— GIVEN PROBLEM —
Pictures stay out of the copy. Please reproduce only the lines between the one holding "Give me the matplotlib source for this chart." and the one holding "0.541, 0.383, 0.163, 0.021, 0.058, 0.040, 0.000]", inclusive.

— EXERCISE MATERIAL —
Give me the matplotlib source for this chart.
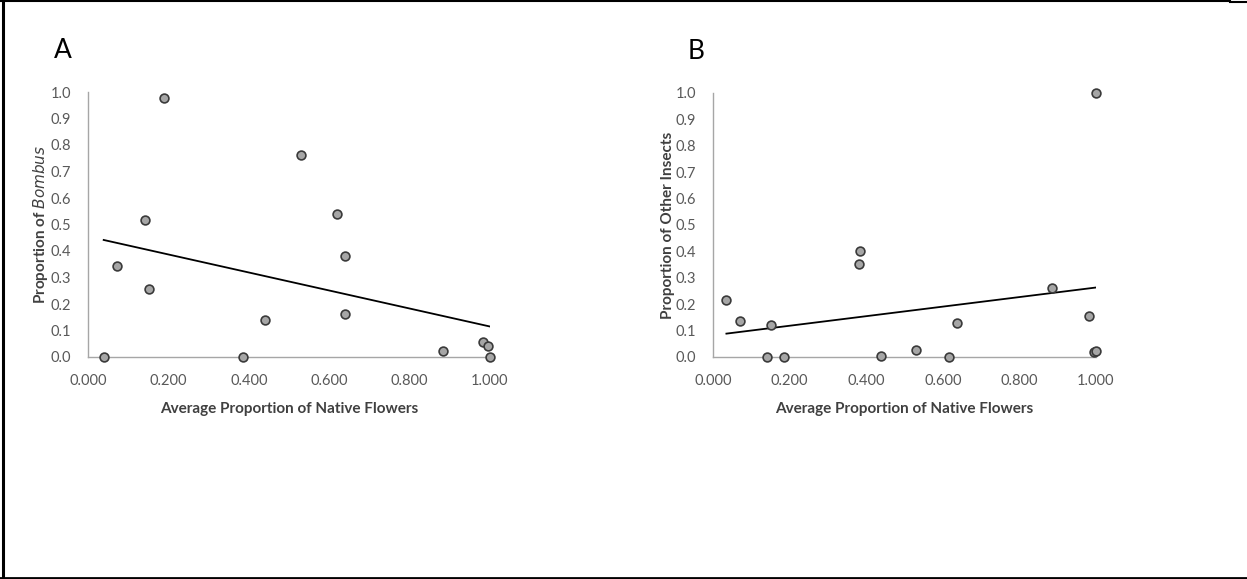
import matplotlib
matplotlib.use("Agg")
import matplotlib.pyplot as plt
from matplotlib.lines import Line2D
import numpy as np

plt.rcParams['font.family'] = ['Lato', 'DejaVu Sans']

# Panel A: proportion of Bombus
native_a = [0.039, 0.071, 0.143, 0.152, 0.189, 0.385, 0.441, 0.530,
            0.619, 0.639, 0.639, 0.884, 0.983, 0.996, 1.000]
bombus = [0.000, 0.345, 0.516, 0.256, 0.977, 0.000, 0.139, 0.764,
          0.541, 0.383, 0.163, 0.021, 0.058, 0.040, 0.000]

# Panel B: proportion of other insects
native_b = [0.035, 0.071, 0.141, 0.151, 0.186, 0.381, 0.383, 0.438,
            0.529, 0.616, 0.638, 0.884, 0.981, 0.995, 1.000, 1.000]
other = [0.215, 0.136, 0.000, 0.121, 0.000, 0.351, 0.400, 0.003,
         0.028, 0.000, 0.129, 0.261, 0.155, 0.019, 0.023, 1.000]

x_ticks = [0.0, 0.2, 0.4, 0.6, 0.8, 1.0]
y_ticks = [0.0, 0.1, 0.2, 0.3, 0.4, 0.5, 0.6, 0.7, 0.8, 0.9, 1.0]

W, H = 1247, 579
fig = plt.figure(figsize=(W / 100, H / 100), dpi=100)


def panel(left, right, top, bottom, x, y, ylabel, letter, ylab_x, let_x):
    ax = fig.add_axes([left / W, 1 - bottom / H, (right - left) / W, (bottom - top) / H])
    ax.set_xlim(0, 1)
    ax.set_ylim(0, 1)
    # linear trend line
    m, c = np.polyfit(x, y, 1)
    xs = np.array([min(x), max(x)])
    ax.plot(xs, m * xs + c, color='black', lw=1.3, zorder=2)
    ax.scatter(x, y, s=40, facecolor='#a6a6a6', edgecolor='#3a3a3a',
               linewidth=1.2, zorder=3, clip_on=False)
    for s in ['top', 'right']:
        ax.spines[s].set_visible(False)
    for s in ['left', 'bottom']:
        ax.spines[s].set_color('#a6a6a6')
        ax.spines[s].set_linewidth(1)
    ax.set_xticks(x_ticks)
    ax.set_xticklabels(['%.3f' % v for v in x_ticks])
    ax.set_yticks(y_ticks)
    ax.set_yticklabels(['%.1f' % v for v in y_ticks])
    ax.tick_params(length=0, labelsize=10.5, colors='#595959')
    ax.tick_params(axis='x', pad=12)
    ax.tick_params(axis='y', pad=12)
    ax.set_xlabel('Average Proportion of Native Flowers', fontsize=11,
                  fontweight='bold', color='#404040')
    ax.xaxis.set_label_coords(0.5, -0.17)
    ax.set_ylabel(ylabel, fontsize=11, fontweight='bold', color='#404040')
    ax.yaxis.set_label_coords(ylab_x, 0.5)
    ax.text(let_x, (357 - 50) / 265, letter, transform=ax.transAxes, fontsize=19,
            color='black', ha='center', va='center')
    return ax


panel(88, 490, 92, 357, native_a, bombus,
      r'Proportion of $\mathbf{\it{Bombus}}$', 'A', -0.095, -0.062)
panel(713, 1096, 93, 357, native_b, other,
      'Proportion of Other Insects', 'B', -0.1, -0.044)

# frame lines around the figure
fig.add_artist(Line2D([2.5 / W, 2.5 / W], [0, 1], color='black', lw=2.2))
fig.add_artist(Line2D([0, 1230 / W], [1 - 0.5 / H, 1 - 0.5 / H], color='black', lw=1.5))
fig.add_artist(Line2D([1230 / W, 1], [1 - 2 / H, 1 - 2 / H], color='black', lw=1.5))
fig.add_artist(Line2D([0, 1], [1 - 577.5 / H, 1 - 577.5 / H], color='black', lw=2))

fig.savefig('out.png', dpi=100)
---
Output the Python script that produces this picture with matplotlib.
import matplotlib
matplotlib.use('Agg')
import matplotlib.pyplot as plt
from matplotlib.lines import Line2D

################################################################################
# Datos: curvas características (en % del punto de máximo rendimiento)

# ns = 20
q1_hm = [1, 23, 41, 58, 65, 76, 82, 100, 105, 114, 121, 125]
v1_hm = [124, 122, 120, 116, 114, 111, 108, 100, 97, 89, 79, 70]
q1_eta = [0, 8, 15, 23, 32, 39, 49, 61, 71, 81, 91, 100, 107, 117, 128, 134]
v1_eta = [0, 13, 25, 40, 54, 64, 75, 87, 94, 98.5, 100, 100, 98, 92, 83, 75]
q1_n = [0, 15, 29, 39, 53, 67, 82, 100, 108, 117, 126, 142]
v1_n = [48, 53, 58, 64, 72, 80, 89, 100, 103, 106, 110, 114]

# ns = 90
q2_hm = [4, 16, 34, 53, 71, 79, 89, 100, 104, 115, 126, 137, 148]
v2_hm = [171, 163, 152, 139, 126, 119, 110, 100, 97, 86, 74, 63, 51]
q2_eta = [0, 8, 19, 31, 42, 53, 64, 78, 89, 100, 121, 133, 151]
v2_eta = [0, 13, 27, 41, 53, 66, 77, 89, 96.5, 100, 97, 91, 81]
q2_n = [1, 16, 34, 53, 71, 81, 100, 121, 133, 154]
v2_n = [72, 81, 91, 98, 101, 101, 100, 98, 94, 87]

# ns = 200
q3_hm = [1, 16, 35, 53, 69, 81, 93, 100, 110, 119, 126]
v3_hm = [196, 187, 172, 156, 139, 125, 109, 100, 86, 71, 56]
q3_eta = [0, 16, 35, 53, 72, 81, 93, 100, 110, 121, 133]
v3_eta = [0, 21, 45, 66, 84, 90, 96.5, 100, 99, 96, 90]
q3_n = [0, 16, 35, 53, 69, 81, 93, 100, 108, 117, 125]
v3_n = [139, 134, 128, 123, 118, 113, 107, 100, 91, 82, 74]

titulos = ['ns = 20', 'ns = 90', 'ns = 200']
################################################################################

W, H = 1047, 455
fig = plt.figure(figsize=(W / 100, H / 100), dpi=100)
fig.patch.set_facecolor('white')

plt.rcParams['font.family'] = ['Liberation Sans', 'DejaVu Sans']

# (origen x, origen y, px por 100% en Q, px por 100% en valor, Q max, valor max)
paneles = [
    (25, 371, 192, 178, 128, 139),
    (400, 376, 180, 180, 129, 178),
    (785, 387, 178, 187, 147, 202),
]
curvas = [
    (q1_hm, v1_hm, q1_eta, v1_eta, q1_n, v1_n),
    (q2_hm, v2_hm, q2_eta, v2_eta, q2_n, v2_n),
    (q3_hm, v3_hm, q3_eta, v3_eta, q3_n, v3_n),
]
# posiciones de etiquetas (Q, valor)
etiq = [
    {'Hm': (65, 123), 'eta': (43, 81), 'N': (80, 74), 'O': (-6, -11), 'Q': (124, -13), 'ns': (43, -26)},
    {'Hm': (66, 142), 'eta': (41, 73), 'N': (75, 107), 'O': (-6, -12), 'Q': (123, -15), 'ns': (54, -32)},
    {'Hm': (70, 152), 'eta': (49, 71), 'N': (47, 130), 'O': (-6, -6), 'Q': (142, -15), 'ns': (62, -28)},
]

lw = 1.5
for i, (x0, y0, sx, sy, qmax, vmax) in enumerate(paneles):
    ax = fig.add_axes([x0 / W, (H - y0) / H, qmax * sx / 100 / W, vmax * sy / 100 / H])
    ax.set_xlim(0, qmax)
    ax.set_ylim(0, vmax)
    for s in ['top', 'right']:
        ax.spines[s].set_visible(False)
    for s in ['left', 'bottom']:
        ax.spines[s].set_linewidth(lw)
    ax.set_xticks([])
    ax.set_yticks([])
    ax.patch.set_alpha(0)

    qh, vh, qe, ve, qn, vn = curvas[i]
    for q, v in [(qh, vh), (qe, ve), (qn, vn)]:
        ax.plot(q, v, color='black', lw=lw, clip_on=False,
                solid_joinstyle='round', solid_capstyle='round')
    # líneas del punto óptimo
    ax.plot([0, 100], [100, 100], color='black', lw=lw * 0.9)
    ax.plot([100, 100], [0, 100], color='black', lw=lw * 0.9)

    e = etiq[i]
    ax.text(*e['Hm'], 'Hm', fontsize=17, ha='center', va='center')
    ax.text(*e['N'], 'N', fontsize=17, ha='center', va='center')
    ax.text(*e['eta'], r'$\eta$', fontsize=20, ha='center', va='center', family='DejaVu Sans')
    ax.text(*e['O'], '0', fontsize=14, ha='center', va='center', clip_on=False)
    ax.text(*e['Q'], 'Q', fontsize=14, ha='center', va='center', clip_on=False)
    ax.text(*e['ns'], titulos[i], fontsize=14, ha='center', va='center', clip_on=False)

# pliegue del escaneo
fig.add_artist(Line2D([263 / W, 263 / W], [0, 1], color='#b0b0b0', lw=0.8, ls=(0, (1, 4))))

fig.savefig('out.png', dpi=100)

— OUTPUT BELOW —
Give me the matplotlib source for this chart.
import matplotlib
matplotlib.use("Agg")
import matplotlib.pyplot as plt
from matplotlib.lines import Line2D
import numpy as np

plt.rcParams['font.family'] = ['Lato', 'DejaVu Sans']

# Panel A: proportion of Bombus
native_a = [0.039, 0.071, 0.143, 0.152, 0.189, 0.385, 0.441, 0.530,
            0.619, 0.639, 0.639, 0.884, 0.983, 0.996, 1.000]
bombus = [0.000, 0.345, 0.516, 0.256, 0.977, 0.000, 0.139, 0.764,
          0.541, 0.383, 0.163, 0.021, 0.058, 0.040, 0.000]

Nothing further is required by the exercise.